Um Salazar Não Chega

Napoleão Mira

Escritor

Nas celebrações dos 50 anos de Abril e, num exercício de recuperação de memória que tenho vindo aqui a fazer, regressemos pois a janeiro de 1974.
Não nos esqueçamos que, para além da existência da entretanto renomeada DGS, da total falta de liberdade, da censura, da ausência de futuro para os mais desfavorecidos, do fado da desgraçadinha, do cinzentismo de um país triste, os jovens da minha safra têm pela frente uma guerra que já dura há 13 anos.
A malta desta idade já não pensa no que que fazer quando voltar (se voltar!) dela. Só pensa em como lhe escapar. Por isso, ao longo da duração do conflito, especialmente nos últimos anos, só para França fugiram cerca de 60.000 jovens, recusando uma guerra que nada lhes diz ou que estão notoriamente contra.
Estamos a cerca de três meses do dia mais marcante das nossas vidas. Quando ele ocorrer, os portugueses irão experimentar o perfume inebriante da Liberdade.
E de entre todos os que a experienciariam, as mulheres portuguesas seriam as mais beneficiadas, já que até aí estavam amarradas a grilhetas familiares e de género que as sufocavam. Que as não deixavam respirar. Que lhes não permitiam de ser donas da sua individualidade. Relembro aqui três exemplos dessa obscenidade.
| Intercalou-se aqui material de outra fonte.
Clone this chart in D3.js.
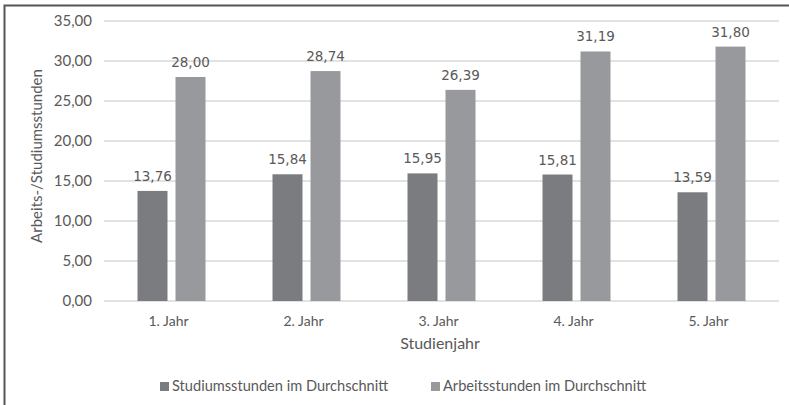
<!DOCTYPE html>
<meta charset="utf-8">
<style>
body { margin: 0; background: #fff; }
text { font-family: Lato, "Open Sans", sans-serif; fill: #595959; }
.grid line { stroke: #d9d9d9; stroke-width: 1.3px; }
</style>
<body>
<script src="https://d3js.org/d3.v7.min.js"></script>
<script>

var years = ["1. Jahr", "2. Jahr", "3. Jahr", "4. Jahr", "5. Jahr"];
var studium = [13.76, 15.84, 15.95, 15.81, 13.59];
var arbeit = [28.00, 28.74, 26.39, 31.19, 31.80];
var seriesNames = ["Studiumsstunden im Durchschnitt", "Arbeitsstunden im Durchschnitt"];
var colors = ["#7b7c7f", "#98999c"];
var yTicks = [0, 5, 10, 15, 20, 25, 30, 35];

var width = 789, height = 405;
var plotL = 104, plotR = 779, plotT = 21, plotB = 301;

var fmt = function(v) { return d3.format(".2f")(v).replace(".", ","); };

var svg = d3.select("body").append("svg")
    .attr("width", width)
    .attr("height", height);

// outer frame
svg.append("path")
    .attr("d", "M4.5," + height + "V5.5H" + (width + 1))
    .attr("fill", "none")
    .attr("stroke", "#555")
    .attr("stroke-width", 2);

var x = d3.scaleBand().domain(years).range([plotL, plotR]);
var y = d3.scaleLinear().domain([0, 35]).range([plotB, plotT]);

var grid = svg.append("g").attr("class", "grid");
grid.selectAll("line")
    .data(yTicks).enter().append("line")
    .attr("x1", plotL).attr("x2", plotR)
    .attr("y1", function(d) { return y(d); })
    .attr("y2", function(d) { return y(d); });

grid.selectAll("text")
    .data(yTicks).enter().append("text")
    .attr("x", plotL - 12)
    .attr("y", function(d) { return y(d); })
    .attr("dy", "0.35em")
    .attr("text-anchor", "end")
    .style("font-size", "15px")
    .text(fmt);

var barW = 30, gap = 8;
var rows = years.map(function(yr, i) { return {year: yr, vals: [studium[i], arbeit[i]]}; });

var groups = svg.selectAll(".grp")
    .data(rows).enter().append("g")
    .attr("transform", function(d) { return "translate(" + (x(d.year) + x.bandwidth() / 2) + ",0)"; });

groups.selectAll("rect")
    .data(function(d) { return d.vals; }).enter().append("rect")
    .attr("x", function(d, k) { return k === 0 ? -barW - gap / 2 : gap / 2; })
    .attr("width", barW)
    .attr("y", function(d) { return y(d); })
    .attr("height", function(d) { return plotB - y(d); })
    .attr("fill", function(d, k) { return colors[k]; });

groups.selectAll(".lbl")
    .data(function(d) { return d.vals; }).enter().append("text")
    .attr("x", function(d, k) { return k === 0 ? -barW / 2 - gap / 2 : barW / 2 + gap / 2; })
    .attr("y", function(d) { return y(d) - 10; })
    .attr("text-anchor", "middle")
    .style("font-family", "'DejaVu Sans', Verdana, sans-serif")
    .style("font-size", "13.5px")
    .text(fmt);

svg.selectAll(".xlab")
    .data(years).enter().append("text")
    .attr("x", function(d) { return x(d) + x.bandwidth() / 2 - 3; })
    .attr("y", 326)
    .attr("text-anchor", "middle")
    .style("font-size", "14px")
    .text(function(d) { return d; });

svg.append("text")
    .attr("x", 440).attr("y", 349)
    .attr("text-anchor", "middle")
    .style("font-size", "16px")
    .text("Studienjahr");

svg.append("text")
    .attr("transform", "translate(42,156) rotate(-90)")
    .attr("text-anchor", "middle")
    .style("font-size", "15px")
    .text("Arbeits-/Studiumsstunden");

var legendX = [160, 431];
var leg = svg.selectAll(".leg")
    .data(seriesNames).enter().append("g")
    .attr("transform", function(d, i) { return "translate(" + legendX[i] + ",391)"; });
leg.append("rect")
    .attr("x", 0).attr("y", -9)
    .attr("width", 9).attr("height", 9)
    .attr("fill", function(d, i) { return colors[i]; });
leg.append("text")
    .attr("x", 12).attr("y", 0)
    .style("font-size", "14.6px")
    .text(function(d) { return d; });

</script>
Enfermeiras, professoras ou hospedeiras de bordo estavam impedidas de exercer a sua profissão caso se decidissem pelo casamento. No caso das professoras, o Estado deveria aprovar o marido, tendo este de fazer prova da sua integridade (leia-se, fidelidade política!) e da sua capacidade económica para sustentar a futura família.
Até 1974, a carreira política estava-lhes vedada e viajarem sozinhas sem a autorização dos pais ou do marido nem pensar! Assim como abrir conta num banco, fazer uma sociedade comercial e tantas outras formas de submissão que têm vindo a ser ultrapassadas ao longo dos 50 anos do período democrático.
Quando ouço muitos saudosistas dizerem que um Salazar não chega para recolocar este país nos eixos, dou comigo a pensar o quanto regredimos ultimamente em termos de memória histórica.
Com todos os erros, sucessos e fracassos, temos feito o nosso caminho.
Se podia ter sido melhor? Claro que podia!
Mas quando olhamos pelo retrovisor da história e sumarizamos este percurso de cinco décadas, concluo que deixámos para trás um país quase medieval nesse janeiro de 74. Um país isolado politicamente e “orgulhosamente só”, como aludia amiúde o inquilino do Palácio de São Bento.
Entretanto, nos meses e anos anteriores, a Ação Revolucionária Armada (ARA), as Brigadas Revolucionárias (BR) e a LUAR levavam a cabo ações de envergadura para destabilizar o Governo e, quem sabe, até o derrubar através da luta armada.
Ao mesmo tempo e, debaixo dos narizes do apodrecido sistema, o Movimento dos Capitães reunia-se quase publicamente em diversos locais, sempre com algum aparato, mas sem se notar qualquer intervenção, quer da sua cúpula, quer mesmo da polícia política.
Mas neste “Jardim da Europa” de brandos costumes, onde o cultivo da paz podre parecia prevalecer sobre todos os cenários, desenhava-se nas barbas de um regime abolorecido, sustentado numa política a tresandar a naftalina, o tal dia da libertação.
Afinal, faltavam pouco mais de 100 dias para usufruirmos desse “dia inicial inteiro e limpo. Onde emergiríamos da noite e do silêncio. E livres habitaríamos a substância do tempo” (Sophia de Mello Breyner).